Stated exercise: Will you output all of the data below exactly, omitting the images?
▬▬▬▬▬▬▬▬▬▬
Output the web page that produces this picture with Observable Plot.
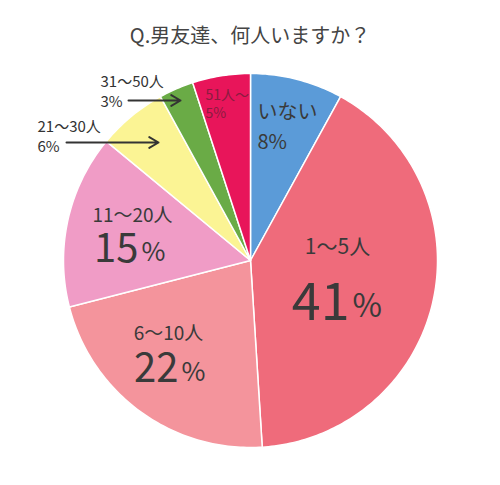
<!DOCTYPE html>
<html><head><meta charset="utf-8">
<script src="https://cdn.jsdelivr.net/npm/d3@7"></script>
<script src="https://cdn.jsdelivr.net/npm/@observablehq/plot@0.6"></script>
<style>
body{margin:0;background:#fff;font-family:"Noto Sans CJK JP","Noto Sans",sans-serif;}
#title{height:55px;line-height:70px;text-align:center;font-size:20px;color:#444;width:500px;}
</style></head>
<body>
<div id="title">Q.男友達、何人いますか？</div>
<div id="chart"></div>
<script>
const categories = ["いない","1〜5人","6〜10人","11〜20人","21〜30人","31〜50人","51人〜"];
const values = [8, 41, 22, 15, 6, 3, 5];
const colors = ["#5b9bd8","#ef6b7b","#f4949c","#f09cc6","#fbf494","#6aab46","#e8155a"];

const R = 187;
const pie = d3.pie().sort(null).value(d => d.value)(categories.map((c,i)=>({key:c,value:values[i]})));
const pts = [];
pie.forEach(s => {
  const k = s.data.key;
  pts.push({key:k,x:0,y:0});
  const n = Math.max(4, Math.ceil((s.endAngle - s.startAngle) * 60));
  for (let j=0;j<=n;j++){
    const a = s.startAngle + (s.endAngle - s.startAngle)*j/n;
    pts.push({key:k,x:R*Math.sin(a),y:R*Math.cos(a)});
  }
  pts.push({key:k,x:0,y:0});
});

// label positions (relative to pie centre, y up)
const inside = [
  {t:"いない", x:7, y:148, size:20, anchor:"start", fill:"#3a3a3a"},
  {t:values[0]+"%", x:7, y:118, size:20, anchor:"start", fill:"#3a3a3a"},
  {t:categories[1], x:87, y:13, size:21, anchor:"middle", fill:"#3a3a3a"},
  {t:String(values[1]), x:99, y:-43, size:52, anchor:"end", fill:"#3a3a3a"},
  {t:"%", x:102, y:-46, size:32, anchor:"start", fill:"#3a3a3a"},
  {t:categories[2], x:-82, y:-73, size:19, anchor:"middle", fill:"#3a3a3a"},
  {t:String(values[2]), x:-72, y:-109, size:40, anchor:"end", fill:"#3a3a3a"},
  {t:"%", x:-69, y:-112, size:26, anchor:"start", fill:"#3a3a3a"},
  {t:categories[3], x:-118, y:45, size:19, anchor:"middle", fill:"#3a3a3a"},
  {t:String(values[3]), x:-112, y:11, size:40, anchor:"end", fill:"#3a3a3a"},
  {t:"%", x:-109, y:8, size:26, anchor:"start", fill:"#3a3a3a"},
  {t:categories[6], x:-45, y:165, size:14, anchor:"start", fill:"#8a1c40"},
  {t:values[6]+"%", x:-45, y:147, size:14, anchor:"start", fill:"#8a1c40"},
  {t:categories[4], x:-213, y:133, size:15, anchor:"start", fill:"#333"},
  {t:values[4]+"%", x:-213, y:113, size:15, anchor:"start", fill:"#333"},
  {t:categories[5], x:-150, y:178, size:15, anchor:"start", fill:"#333"},
  {t:values[5]+"%", x:-150, y:158, size:15, anchor:"start", fill:"#333"}
];
const arrows = [
  {x1:-184, y1:118, x2:-92, y2:118},
  {x1:-122, y1:160, x2:-70, y2:160}
];

const chart = Plot.plot({
  width: 500, height: 430,
  margin: 0,
  x: {domain:[-250,250], axis:null},
  y: {domain:[-225,205], axis:null},
  color: {domain: categories, range: colors},
  marks: [
    Plot.line(pts, {x:"x", y:"y", z:"key", fill:"key", stroke:"#fff", strokeWidth:1.5, curve:"linear"}),
    ...inside.map(d => Plot.text([d], {x:"x", y:"y", text:"t", fontSize:d.size, textAnchor:d.anchor, fill:d.fill, fontFamily:"'Noto Sans CJK JP', sans-serif"})),
    Plot.arrow(arrows, {x1:"x1", y1:"y1", x2:"x2", y2:"y2", stroke:"#333", strokeWidth:2, headLength:8, bend:false})
  ]
});
document.getElementById("chart").appendChild(chart);
</script>
</body></html>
▬▬▬▬▬▬▬▬▬▬
Full response:
Output the web page that produces this picture with Observable Plot.
<!DOCTYPE html>
<html><head><meta charset="utf-8">
<script src="https://cdn.jsdelivr.net/npm/d3@7"></script>
<script src="https://cdn.jsdelivr.net/npm/@observablehq/plot@0.6"></script>
<style>
body{margin:0;background:#fff;font-family:"Noto Sans CJK JP","Noto Sans",sans-serif;}
#title{height:55px;line-height:70px;text-align:center;font-size:20px;color:#444;width:500px;}
</style></head>
<body>
<div id="title">Q.男友達、何人いますか？</div>
<div id="chart"></div>
<script>
const categories = ["いない","1〜5人","6〜10人","11〜20人","21〜30人","31〜50人","51人〜"];
const values = [8, 41, 22, 15, 6, 3, 5];
const colors = ["#5b9bd8","#ef6b7b","#f4949c","#f09cc6","#fbf494","#6aab46","#e8155a"];

const R = 187;
const pie = d3.pie().sort(null).value(d => d.value)(categories.map((c,i)=>({key:c,value:values[i]})));
const pts = [];
pie.forEach(s => {
  const k = s.data.key;
  pts.push({key:k,x:0,y:0});
  const n = Math.max(4, Math.ceil((s.endAngle - s.startAngle) * 60));
  for (let j=0;j<=n;j++){
    const a = s.startAngle + (s.endAngle - s.startAngle)*j/n;
    pts.push({key:k,x:R*Math.sin(a),y:R*Math.cos(a)});
  }
  pts.push({key:k,x:0,y:0});
});

// label positions (relative to pie centre, y up)
const inside = [
  {t:"いない", x:7, y:148, size:20, anchor:"start", fill:"#3a3a3a"},
  {t:values[0]+"%", x:7, y:118, size:20, anchor:"start", fill:"#3a3a3a"},
  {t:categories[1], x:87, y:13, size:21, anchor:"middle", fill:"#3a3a3a"},
  {t:String(values[1]), x:99, y:-43, size:52, anchor:"end", fill:"#3a3a3a"},
  {t:"%", x:102, y:-46, size:32, anchor:"start", fill:"#3a3a3a"},
  {t:categories[2], x:-82, y:-73, size:19, anchor:"middle", fill:"#3a3a3a"},
  {t:String(values[2]), x:-72, y:-109, size:40, anchor:"end", fill:"#3a3a3a"},
  {t:"%", x:-69, y:-112, size:26, anchor:"start", fill:"#3a3a3a"},
  {t:categories[3], x:-118, y:45, size:19, anchor:"middle", fill:"#3a3a3a"},
  {t:String(values[3]), x:-112, y:11, size:40, anchor:"end", fill:"#3a3a3a"},
  {t:"%", x:-109, y:8, size:26, anchor:"start", fill:"#3a3a3a"},
  {t:categories[6], x:-45, y:165, size:14, anchor:"start", fill:"#8a1c40"},
  {t:values[6]+"%", x:-45, y:147, size:14, anchor:"start", fill:"#8a1c40"},
  {t:categories[4], x:-213, y:133, size:15, anchor:"start", fill:"#333"},
  {t:values[4]+"%", x:-213, y:113, size:15, anchor:"start", fill:"#333"},
  {t:categories[5], x:-150, y:178, size:15, anchor:"start", fill:"#333"},
  {t:values[5]+"%", x:-150, y:158, size:15, anchor:"start", fill:"#333"}
];
const arrows = [
  {x1:-184, y1:118, x2:-92, y2:118},
  {x1:-122, y1:160, x2:-70, y2:160}
];

const chart = Plot.plot({
  width: 500, height: 430,
  margin: 0,
  x: {domain:[-250,250], axis:null},
  y: {domain:[-225,205], axis:null},
  color: {domain: categories, range: colors},
  marks: [
    Plot.line(pts, {x:"x", y:"y", z:"key", fill:"key", stroke:"#fff", strokeWidth:1.5, curve:"linear"}),
    ...inside.map(d => Plot.text([d], {x:"x", y:"y", text:"t", fontSize:d.size, textAnchor:d.anchor, fill:d.fill, fontFamily:"'Noto Sans CJK JP', sans-serif"})),
    Plot.arrow(arrows, {x1:"x1", y1:"y1", x2:"x2", y2:"y2", stroke:"#333", strokeWidth:2, headLength:8, bend:false})
  ]
});
document.getElementById("chart").appendChild(chart);
</script>
</body></html>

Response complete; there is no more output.